Ah, yes, the 14th Day of February, on which you’re maybe anticipating some sweet words from that special someone, or feeling forever alone, or just went and rejected the Hallmark holiday altogether. No matter your feelings about the holiday, we’ve found you a Valentine for the day to tell you the sweet nothings no one else will:


Mmm, sultry. Now imagine it carved into one of those candy hearts. Boom, right? Except not.

That probably (hopefully?) isn’t quite up to your standard for heart-meltingly hot. And that’s probably because it was written by an AI, which, it turns out, hasn’t quite mastered the art of (human) seduction.

A woman named Janelle Shane created the candy-heart-generating AI. By day, Shane is a laser scientist, but her hobby is to train neural networks. And she purposely trains them to do silly things, and to be, well, kind of bad at them. Her previous neural networks have invented names for new residents of the Star Wars universe and for paint colors. One even wrote Harry Potter fan fiction.

To create her candy heart AI, Shane collected as many genuine candy heart messages as she could find and fed them into a neural network. The algorithm detected patterns in the data and then used those patterns to create messages that imitated the genuine ones.

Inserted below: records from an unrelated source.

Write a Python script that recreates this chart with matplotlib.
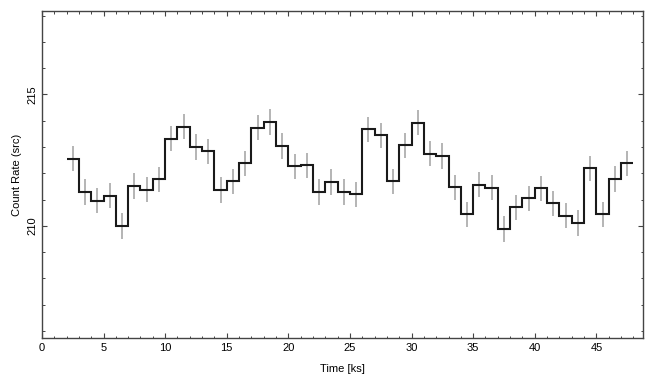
import numpy as np
import matplotlib
matplotlib.use("Agg")
import matplotlib.pyplot as plt
from matplotlib.ticker import MultipleLocator

plt.rcParams['font.family'] = ['Liberation Sans', 'DejaVu Sans']

# light curve: 1 ks bins starting at 2 ks
bin_start = 2.0
bin_width = 1.0
rate = [212.55, 211.29, 210.95, 211.14, 209.99, 211.52, 211.37, 211.77,
        213.32, 213.77, 213.00, 212.84, 211.36, 211.70, 212.38, 213.74,
        213.95, 213.04, 212.26, 212.31, 211.29, 211.67, 211.29, 211.20,
        213.68, 213.45, 211.70, 213.07, 213.92, 212.75, 212.66, 211.47,
        210.44, 211.56, 211.45, 209.88, 210.71, 211.05, 211.43, 210.86,
        210.39, 210.11, 212.19, 210.44, 211.78, 212.38]
rate_err = [0.48] * len(rate)

rate = np.array(rate)
n = len(rate)
edges = bin_start + bin_width * np.arange(n + 1)
centers = 0.5 * (edges[:-1] + edges[1:])

fig = plt.figure(figsize=(6.55, 3.85), dpi=100)
ax = fig.add_axes([0.064, 0.122, 0.918, 0.849])

ax.errorbar(centers, rate, yerr=rate_err, fmt='none', ecolor='#b4b4b4',
            elinewidth=1.4, capsize=0, zorder=2)
ax.stairs(rate, edges, color='#1a1a1a', linewidth=1.5, baseline=None, zorder=3)

ax.set_xlim(0, 48.8)
ax.set_ylim(205.73, 218.17)
ax.xaxis.set_major_locator(MultipleLocator(5))
ax.xaxis.set_minor_locator(MultipleLocator(1))
ax.yaxis.set_major_locator(MultipleLocator(5))
ax.yaxis.set_minor_locator(MultipleLocator(1))
ax.tick_params(which='both', direction='in', top=True, right=True,
               color='#444444', labelsize=8)
ax.tick_params(which='major', length=3.5, width=0.8)
ax.tick_params(which='minor', length=1.8, width=0.7)
for lbl in ax.get_yticklabels():
    lbl.set_rotation(90)
    lbl.set_va('center')
for s in ax.spines.values():
    s.set_color('#444444')
    s.set_linewidth(1.0)

ax.set_xlabel('Time [ks]', fontsize=8, labelpad=8)
ax.set_ylabel('Count Rate (src)', fontsize=8, labelpad=4)

fig.savefig('out.png', dpi=100)
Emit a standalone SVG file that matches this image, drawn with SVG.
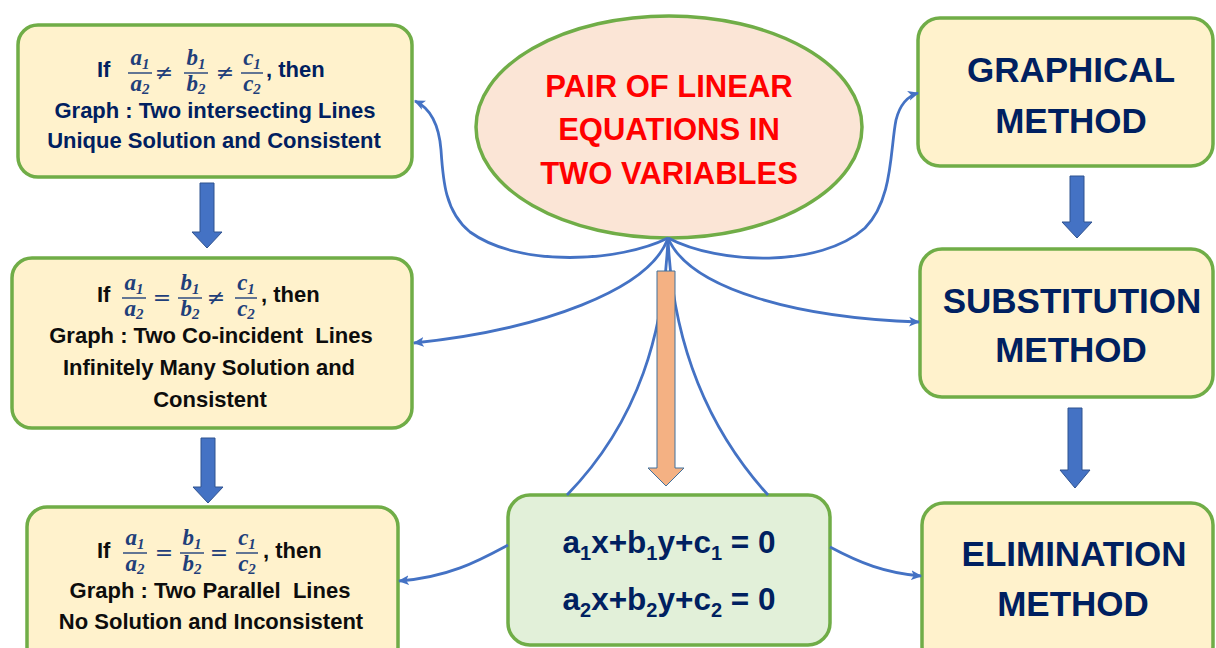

Granted, the system’s far from perfect. But it does give us a little perspective on just how strange we are as we try to woo one another.

“I would say that [watching them go off the rails] is one of the greatest pleasures of training neural networks. It may be frustrating at times, if you’re trying to get something done. But I love it when things like that happen,” Shane said in an interview with Slate. “It is satisfying in the sense that you’re seeing computers aren’t good at everything yet.”

Yes, the neural network came up with a couple of messages that are almost cute in the right light. The simplicity of “MY MY” has an old-timey charm, and “YOU ARE IT” hits some of the right notes.

Other attempts stray from the affectionate into the simply strange.

A few messages channel the opening of a disappointing Tinder exchange, such as “HOW U HOT” or “YOU ARE BABE” or the more straightforward “HOLE.” From there, they range from the perplexing — “LET’S RIND” and “LOVE 2000 HOGS YEA” — to the possibly derogatory: “MY HAG” and “YOU RANK.”

Would-be lovers might find themselves mired in rage over romance, or, if you’re nasty like that, not nearly hot enough. To that end, if the AI hasn’t spat out a candy heart message to your liking, there are more to choose from; you can request access to those that include four-letter words that aren’t spelled L-O-V-E.

If there’s one thing this experiment shows, it’s that robots still can’t do everything we can. The writers currently employed to compose messages for candy hearts can consider their jobs automation-proof, at least for now—or until the next generation of young people actually find some success with “HOW U HOT.” Which, come to think of it, is only just a few letters shy of “U UP?”

Honestly? Yeah. They should probably be worried.